In July 1979, when I was 9 years old, my mum gave me the greatest news: my best friend Martin would be coming round to our house every day of the summer holiday! She had told us she was going to be a childminder, and I hadn’t given it much thought…. But now! Martin! Every day! It wasn’t fun for very long, though: his annoying sister came too, and he broke most of my toys. When school started again, we sat on opposite sides of the classroom. I don’t remember speaking to my mum about how difficult it was, but after that she only looked after toddlers, which turned out to be much more fun – somehow when a three year old is rooting through your stuff it’s funny rather than upsetting. Even when one of them loses the Sonic Screwdriver of your favourite toy.
Four years later we moved to a bigger house with a spare bedroom, and my parents became foster carers. I remember a larger-than-life Social Worker visiting us a few times before the first child came to stay. His name wasn’t Andrew (in the same way that Martin’s name wasn’t Martin). He was a few years younger than me, and the truth is I don’t remember him having much impact on my daily life – I was going to school and meeting up with my friends. My youngest brother found it hardest, because Andrew was sometimes verbally abusive towards our mum, and whereas I took her at her word that she wasn’t bothered by it, my brother found it distressing. The Social Worker who had assessed my parents took him out for a burger and a chat (I would later learn that this is a classic Social Work manoeuvre) and he was better after that.
A long succession of placements followed. One of the most affecting for our family as a whole was two young girls whose mother was seriously ill and required an operation. They were distraught when they came to us, the eldest child in particular – she knew enough about why they weren’t with mum to be worried she might never see her again. I found this hard because I realised that these children could be me and my brothers, it could have been our mother that was ill. I think maybe I had taken for granted up to that point just how skilful and nurturing a parent was my mum – until the first neglected child had come to live with us I had no idea that all parents weren’t made that way. I saw my mum comfort these girls, and none of the rest of us resented the time she needed to devote to them. I was proud of her. It was a good day when the girls’ Social Worker collected them from us to take them home.

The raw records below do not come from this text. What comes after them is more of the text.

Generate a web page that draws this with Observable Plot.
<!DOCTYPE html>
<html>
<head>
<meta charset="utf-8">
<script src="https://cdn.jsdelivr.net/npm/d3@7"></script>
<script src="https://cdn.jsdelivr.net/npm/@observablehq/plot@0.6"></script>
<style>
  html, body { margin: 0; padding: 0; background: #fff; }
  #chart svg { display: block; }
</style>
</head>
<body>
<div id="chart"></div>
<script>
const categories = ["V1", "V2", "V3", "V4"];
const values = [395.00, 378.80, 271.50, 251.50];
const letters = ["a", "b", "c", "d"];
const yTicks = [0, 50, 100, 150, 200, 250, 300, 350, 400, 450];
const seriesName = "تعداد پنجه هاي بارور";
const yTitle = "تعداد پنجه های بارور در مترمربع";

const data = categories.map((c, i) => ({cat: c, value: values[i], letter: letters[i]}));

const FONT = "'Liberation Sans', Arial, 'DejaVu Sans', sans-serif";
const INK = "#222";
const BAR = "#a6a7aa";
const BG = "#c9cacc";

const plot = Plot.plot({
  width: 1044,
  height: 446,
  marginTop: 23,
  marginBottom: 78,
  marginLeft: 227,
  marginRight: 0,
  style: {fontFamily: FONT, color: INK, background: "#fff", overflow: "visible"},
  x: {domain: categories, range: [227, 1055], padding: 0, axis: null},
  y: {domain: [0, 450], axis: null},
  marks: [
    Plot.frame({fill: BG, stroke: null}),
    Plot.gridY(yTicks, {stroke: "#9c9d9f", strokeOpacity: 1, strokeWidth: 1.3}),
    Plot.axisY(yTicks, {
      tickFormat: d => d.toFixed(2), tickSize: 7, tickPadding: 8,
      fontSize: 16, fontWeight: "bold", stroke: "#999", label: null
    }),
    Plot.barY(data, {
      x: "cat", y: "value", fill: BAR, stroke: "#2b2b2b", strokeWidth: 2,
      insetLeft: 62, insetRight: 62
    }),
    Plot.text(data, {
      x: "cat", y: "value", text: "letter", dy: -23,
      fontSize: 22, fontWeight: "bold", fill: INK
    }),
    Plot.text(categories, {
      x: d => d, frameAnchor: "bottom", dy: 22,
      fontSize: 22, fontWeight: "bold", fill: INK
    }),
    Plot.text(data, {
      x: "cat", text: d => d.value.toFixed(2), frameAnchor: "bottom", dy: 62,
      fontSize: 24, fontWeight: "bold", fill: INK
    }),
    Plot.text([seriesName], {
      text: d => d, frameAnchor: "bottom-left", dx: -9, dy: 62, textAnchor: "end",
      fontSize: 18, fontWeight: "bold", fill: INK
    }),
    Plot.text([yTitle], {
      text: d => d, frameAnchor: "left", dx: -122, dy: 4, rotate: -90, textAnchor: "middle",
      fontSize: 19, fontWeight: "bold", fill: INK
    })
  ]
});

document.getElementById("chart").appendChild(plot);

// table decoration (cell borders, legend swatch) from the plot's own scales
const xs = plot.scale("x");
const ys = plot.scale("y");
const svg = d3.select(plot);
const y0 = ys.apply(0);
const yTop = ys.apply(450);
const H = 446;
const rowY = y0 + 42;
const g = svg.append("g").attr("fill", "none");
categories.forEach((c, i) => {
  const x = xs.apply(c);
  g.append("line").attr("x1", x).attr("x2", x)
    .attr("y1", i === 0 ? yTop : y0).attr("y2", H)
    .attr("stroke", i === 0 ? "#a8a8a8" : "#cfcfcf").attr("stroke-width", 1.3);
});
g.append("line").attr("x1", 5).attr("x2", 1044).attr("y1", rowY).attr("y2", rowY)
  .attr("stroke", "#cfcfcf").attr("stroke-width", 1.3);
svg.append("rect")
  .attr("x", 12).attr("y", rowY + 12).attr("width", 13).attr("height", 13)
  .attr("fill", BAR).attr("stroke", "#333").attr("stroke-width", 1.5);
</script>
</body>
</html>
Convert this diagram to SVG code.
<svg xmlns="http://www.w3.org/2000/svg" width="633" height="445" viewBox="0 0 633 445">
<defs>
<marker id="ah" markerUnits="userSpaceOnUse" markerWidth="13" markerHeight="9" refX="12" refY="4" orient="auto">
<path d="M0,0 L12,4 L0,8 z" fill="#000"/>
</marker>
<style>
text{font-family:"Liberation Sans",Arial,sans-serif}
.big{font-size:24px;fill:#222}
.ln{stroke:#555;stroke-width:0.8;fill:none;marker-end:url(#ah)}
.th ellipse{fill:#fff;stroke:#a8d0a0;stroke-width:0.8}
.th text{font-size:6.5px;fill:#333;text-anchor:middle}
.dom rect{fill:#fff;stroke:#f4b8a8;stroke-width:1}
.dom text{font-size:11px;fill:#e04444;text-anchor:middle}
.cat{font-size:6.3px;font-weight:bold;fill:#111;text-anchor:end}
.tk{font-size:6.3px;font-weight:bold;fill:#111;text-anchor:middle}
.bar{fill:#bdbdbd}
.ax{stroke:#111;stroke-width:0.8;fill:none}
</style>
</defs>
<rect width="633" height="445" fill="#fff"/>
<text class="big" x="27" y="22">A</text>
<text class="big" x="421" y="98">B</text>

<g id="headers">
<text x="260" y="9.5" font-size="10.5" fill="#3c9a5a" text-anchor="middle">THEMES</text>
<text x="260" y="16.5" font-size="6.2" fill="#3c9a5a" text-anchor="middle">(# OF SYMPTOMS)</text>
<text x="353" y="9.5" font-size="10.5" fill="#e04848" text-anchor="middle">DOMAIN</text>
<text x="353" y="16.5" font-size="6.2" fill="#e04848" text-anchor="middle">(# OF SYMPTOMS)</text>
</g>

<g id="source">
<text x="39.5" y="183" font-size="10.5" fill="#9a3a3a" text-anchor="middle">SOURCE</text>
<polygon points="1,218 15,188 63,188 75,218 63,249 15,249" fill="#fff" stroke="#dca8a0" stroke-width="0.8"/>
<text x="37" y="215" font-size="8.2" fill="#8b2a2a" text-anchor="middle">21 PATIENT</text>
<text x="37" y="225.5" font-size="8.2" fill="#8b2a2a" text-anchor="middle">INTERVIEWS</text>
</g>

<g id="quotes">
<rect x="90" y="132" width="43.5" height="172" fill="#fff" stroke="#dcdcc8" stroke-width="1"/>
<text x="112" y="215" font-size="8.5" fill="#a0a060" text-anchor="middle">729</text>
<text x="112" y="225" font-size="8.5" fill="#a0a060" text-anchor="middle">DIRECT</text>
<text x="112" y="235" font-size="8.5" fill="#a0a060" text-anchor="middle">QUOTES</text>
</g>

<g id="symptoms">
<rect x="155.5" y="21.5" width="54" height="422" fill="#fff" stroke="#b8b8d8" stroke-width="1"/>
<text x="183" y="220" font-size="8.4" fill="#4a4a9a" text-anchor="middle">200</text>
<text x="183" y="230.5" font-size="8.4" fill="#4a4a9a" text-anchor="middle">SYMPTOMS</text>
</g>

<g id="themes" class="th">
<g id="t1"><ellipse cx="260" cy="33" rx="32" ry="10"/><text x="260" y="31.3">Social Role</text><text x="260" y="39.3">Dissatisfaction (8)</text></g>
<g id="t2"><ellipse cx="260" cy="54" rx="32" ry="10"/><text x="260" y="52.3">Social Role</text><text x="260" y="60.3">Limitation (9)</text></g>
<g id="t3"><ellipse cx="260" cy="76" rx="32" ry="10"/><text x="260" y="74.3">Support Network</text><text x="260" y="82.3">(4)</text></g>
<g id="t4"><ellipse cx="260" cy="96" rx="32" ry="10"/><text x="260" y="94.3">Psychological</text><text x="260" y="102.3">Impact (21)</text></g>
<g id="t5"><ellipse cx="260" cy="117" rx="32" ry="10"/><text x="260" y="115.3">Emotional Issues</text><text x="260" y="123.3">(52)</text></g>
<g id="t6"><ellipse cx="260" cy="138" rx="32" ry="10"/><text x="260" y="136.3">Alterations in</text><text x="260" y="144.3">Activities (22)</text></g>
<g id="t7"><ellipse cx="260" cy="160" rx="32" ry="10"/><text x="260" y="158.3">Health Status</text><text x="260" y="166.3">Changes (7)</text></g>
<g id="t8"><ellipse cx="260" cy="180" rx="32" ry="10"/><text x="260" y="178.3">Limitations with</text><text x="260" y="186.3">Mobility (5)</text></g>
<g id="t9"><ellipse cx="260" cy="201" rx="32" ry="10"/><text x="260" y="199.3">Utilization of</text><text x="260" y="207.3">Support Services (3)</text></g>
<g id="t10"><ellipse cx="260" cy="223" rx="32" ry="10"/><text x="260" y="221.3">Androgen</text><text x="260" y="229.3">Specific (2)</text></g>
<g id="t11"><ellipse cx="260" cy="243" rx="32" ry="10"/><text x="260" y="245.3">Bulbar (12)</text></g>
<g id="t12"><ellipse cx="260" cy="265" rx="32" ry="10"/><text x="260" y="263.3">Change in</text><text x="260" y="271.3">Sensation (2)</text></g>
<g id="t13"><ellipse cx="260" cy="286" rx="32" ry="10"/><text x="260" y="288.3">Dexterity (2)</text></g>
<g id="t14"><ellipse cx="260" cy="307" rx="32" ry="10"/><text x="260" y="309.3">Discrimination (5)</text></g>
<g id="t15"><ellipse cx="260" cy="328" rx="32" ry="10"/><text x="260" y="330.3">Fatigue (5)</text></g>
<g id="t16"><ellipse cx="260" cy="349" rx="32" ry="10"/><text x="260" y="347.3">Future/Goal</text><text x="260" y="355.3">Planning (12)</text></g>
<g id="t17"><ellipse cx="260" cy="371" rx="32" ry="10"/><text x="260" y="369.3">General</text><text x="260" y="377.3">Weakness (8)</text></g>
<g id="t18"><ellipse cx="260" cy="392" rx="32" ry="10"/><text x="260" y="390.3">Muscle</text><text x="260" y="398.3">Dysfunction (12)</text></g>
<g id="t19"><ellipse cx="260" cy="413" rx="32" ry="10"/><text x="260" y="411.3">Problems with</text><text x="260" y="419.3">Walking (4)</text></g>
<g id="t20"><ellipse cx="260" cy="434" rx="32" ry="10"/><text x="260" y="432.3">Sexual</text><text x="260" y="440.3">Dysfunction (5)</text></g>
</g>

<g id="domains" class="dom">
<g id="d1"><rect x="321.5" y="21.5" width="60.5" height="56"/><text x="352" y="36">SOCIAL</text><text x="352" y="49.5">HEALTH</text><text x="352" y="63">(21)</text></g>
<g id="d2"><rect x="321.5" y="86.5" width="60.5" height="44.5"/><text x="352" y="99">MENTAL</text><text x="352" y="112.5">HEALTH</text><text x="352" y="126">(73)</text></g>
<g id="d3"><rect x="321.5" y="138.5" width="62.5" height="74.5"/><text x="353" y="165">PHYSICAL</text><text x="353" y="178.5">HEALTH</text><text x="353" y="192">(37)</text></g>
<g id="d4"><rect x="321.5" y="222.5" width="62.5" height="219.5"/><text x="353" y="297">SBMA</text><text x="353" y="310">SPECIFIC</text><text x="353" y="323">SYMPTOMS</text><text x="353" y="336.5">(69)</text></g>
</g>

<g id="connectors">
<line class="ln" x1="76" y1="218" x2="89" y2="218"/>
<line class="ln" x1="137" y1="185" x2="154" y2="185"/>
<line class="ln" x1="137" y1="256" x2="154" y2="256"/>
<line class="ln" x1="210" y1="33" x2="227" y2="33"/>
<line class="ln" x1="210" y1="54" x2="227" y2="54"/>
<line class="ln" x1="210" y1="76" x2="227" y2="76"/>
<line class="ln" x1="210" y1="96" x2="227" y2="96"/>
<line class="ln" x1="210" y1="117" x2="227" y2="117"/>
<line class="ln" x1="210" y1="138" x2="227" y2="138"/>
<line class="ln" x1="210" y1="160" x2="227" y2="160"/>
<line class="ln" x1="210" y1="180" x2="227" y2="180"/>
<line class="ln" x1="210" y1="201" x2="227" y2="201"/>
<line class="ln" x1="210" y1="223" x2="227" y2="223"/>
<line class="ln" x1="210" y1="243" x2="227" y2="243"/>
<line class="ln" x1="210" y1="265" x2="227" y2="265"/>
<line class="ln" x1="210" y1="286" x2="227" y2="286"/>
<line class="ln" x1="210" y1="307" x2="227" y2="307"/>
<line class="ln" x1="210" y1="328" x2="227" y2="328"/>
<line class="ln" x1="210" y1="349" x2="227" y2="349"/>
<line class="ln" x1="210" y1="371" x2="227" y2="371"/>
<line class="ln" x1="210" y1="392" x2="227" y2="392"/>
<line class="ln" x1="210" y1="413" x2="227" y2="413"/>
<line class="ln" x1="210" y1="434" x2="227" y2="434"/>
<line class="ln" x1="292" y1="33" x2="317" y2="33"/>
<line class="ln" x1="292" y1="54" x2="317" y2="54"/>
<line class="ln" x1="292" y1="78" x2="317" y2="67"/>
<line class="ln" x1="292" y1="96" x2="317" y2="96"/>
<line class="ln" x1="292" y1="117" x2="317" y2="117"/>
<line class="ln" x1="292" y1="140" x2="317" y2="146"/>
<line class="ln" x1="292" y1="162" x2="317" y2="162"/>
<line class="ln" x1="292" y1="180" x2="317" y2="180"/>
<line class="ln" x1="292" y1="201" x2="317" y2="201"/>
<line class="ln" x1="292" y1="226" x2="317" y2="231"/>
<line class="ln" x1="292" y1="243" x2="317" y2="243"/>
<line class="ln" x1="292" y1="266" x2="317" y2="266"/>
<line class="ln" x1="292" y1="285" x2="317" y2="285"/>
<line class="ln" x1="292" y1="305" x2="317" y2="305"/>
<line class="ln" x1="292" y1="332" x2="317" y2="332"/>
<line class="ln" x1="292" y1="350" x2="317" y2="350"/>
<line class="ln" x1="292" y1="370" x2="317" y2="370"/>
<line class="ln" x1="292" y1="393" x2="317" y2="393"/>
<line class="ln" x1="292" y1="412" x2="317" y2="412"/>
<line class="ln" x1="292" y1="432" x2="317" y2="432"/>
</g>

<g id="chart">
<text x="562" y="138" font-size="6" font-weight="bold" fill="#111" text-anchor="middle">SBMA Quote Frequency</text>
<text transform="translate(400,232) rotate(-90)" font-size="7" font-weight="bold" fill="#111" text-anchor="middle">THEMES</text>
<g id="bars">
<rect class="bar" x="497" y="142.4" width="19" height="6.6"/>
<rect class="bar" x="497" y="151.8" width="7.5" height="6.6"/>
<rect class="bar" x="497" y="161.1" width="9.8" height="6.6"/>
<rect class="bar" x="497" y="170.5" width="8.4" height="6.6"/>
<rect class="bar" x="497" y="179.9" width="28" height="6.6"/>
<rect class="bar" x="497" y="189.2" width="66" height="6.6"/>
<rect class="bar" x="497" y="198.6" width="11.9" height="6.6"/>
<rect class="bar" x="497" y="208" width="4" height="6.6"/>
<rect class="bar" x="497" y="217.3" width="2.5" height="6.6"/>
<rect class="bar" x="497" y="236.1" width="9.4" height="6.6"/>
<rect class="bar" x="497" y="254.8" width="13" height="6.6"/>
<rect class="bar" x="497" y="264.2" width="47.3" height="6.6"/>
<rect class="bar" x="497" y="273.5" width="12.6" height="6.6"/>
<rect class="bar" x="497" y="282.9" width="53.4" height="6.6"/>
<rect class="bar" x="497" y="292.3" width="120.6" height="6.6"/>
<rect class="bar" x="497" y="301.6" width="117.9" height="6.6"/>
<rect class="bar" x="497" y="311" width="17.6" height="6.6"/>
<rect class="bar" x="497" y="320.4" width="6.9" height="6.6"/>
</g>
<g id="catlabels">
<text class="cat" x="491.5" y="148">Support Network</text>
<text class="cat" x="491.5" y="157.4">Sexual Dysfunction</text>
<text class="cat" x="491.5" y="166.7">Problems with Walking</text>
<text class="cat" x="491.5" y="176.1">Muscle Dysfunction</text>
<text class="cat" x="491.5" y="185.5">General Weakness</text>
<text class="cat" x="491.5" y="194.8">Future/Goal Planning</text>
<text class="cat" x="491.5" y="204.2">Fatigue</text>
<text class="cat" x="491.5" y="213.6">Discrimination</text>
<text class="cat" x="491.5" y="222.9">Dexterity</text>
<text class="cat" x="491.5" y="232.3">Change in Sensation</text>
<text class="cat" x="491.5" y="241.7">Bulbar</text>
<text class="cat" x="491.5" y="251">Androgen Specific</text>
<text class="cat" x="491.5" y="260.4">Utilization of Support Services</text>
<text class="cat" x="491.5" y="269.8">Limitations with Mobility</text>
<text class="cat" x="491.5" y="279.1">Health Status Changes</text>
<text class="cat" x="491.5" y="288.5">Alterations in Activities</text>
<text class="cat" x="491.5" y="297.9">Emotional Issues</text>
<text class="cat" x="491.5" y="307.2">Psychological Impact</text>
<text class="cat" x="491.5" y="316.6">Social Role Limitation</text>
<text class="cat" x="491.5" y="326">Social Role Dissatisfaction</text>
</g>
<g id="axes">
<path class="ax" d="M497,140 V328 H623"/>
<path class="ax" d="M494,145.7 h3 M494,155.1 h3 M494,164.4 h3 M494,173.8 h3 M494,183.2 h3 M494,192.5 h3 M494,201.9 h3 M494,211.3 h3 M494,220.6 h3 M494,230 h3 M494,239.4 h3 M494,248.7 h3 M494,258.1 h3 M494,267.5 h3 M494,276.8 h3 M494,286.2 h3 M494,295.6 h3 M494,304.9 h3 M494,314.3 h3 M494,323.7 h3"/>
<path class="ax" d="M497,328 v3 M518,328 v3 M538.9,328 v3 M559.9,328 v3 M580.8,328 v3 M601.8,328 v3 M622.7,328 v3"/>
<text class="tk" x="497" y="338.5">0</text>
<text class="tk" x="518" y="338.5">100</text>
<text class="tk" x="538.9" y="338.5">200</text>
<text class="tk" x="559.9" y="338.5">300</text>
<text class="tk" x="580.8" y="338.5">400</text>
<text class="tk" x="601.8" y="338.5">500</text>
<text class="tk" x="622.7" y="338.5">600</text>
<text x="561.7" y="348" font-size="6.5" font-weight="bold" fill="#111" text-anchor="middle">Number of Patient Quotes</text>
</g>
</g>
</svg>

When I was nineteen I went off to university, and having no idea what I wanted to do with my life I began a degree course in accountancy, purely on the basis that I was quite good with numbers. However, every time I went home I found myself much more interested in the progress of the children in my parents’ care. I visited one of my college tutors and told him this, and he was pleasantly surprised that one of Thatcher’s children had apparently developed a social conscience. I wasn’t sure at the time how that happened, but looking back it must have been a combination of factors including the way I was parented, my experience of fostering, and chatting to the Social Workers who came to visit the children in my home. One of these Social Workers inducted me into the Cosa Nostra, also known as Kent County Council. For 18 years, whenever I tried to get out, they pulled me back in.
Nothing prepares you for the first time you decide a child can no longer remain in the care of his or her parents. You are told that it is an organisational response, and the final decision is that of the Court. But who decides to elevate a ‘child in need’ case to care proceedings? Who makes the initial decision that ends with a Court ordering the removal of a child? I was 24 years old when I made that decision for a 3 year old boy who wasn’t named Matthew. When I got the Court Order I returned to my office to get the address of the foster carer I would take him to once I had collected him from his parents. An hour later I was holding his hand and knocking on the front door of my childhood home.